PROVIDED DATA:
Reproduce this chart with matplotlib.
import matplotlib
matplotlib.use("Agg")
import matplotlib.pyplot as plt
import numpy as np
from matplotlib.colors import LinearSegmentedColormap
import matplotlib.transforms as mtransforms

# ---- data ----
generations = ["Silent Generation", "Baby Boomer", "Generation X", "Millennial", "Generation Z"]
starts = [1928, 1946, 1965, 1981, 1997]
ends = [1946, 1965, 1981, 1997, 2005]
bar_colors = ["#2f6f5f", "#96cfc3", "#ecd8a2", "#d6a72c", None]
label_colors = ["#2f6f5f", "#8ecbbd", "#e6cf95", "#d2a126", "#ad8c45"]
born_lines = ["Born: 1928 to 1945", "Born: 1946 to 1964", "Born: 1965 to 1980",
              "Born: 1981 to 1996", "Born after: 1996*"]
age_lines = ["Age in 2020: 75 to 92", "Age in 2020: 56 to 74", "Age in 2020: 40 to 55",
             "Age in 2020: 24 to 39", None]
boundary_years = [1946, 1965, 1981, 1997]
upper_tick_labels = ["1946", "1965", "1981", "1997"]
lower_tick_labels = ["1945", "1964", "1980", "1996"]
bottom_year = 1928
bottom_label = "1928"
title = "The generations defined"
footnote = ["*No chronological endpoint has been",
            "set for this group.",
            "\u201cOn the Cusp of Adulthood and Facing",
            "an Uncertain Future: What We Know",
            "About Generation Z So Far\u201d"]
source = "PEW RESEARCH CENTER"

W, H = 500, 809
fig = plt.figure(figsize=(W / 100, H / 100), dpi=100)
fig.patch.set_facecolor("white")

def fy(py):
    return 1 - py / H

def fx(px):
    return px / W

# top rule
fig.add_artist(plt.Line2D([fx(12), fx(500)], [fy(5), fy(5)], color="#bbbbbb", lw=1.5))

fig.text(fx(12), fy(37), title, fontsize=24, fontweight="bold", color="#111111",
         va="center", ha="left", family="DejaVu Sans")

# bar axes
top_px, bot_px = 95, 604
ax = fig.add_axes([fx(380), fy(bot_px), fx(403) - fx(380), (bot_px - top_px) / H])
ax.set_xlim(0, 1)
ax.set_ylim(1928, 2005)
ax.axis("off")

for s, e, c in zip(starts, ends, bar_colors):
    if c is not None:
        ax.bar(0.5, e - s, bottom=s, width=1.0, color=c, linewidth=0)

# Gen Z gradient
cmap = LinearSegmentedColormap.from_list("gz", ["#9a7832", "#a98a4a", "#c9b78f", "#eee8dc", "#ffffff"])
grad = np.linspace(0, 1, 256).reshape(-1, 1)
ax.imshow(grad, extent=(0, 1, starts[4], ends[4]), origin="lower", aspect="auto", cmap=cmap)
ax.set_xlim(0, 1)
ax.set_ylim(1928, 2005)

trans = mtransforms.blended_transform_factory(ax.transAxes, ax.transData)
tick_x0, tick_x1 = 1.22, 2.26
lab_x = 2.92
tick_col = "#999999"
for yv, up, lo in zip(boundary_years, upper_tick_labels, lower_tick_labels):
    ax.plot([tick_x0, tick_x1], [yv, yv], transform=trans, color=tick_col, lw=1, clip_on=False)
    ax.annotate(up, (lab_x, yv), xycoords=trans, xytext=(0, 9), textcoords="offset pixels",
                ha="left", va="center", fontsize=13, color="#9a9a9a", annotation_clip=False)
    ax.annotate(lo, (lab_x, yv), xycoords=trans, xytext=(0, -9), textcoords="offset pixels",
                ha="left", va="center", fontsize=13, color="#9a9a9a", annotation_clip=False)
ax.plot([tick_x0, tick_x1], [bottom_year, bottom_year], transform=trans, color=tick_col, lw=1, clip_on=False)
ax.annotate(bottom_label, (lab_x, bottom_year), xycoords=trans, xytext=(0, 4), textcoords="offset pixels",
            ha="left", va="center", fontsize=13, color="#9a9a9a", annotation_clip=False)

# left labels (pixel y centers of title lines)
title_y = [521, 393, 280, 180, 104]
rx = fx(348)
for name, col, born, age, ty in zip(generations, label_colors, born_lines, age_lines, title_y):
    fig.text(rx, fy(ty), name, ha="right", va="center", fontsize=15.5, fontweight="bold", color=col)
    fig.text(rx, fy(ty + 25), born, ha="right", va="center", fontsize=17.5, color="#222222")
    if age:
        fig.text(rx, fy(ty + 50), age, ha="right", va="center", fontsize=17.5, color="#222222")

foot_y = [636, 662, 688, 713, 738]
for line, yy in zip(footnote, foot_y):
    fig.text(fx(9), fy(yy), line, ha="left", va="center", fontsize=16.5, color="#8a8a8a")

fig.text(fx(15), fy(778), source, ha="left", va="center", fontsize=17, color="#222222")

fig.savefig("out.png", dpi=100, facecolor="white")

EXERCISE BRIEF: Exactly repeat the lines running from the top of the listing to the line bearing "import matplotlib.transforms as mtransforms", both of those lines included, and only them.

THE RESULT:
Reproduce this chart with matplotlib.
import matplotlib
matplotlib.use("Agg")
import matplotlib.pyplot as plt
import numpy as np
from matplotlib.colors import LinearSegmentedColormap
import matplotlib.transforms as mtransforms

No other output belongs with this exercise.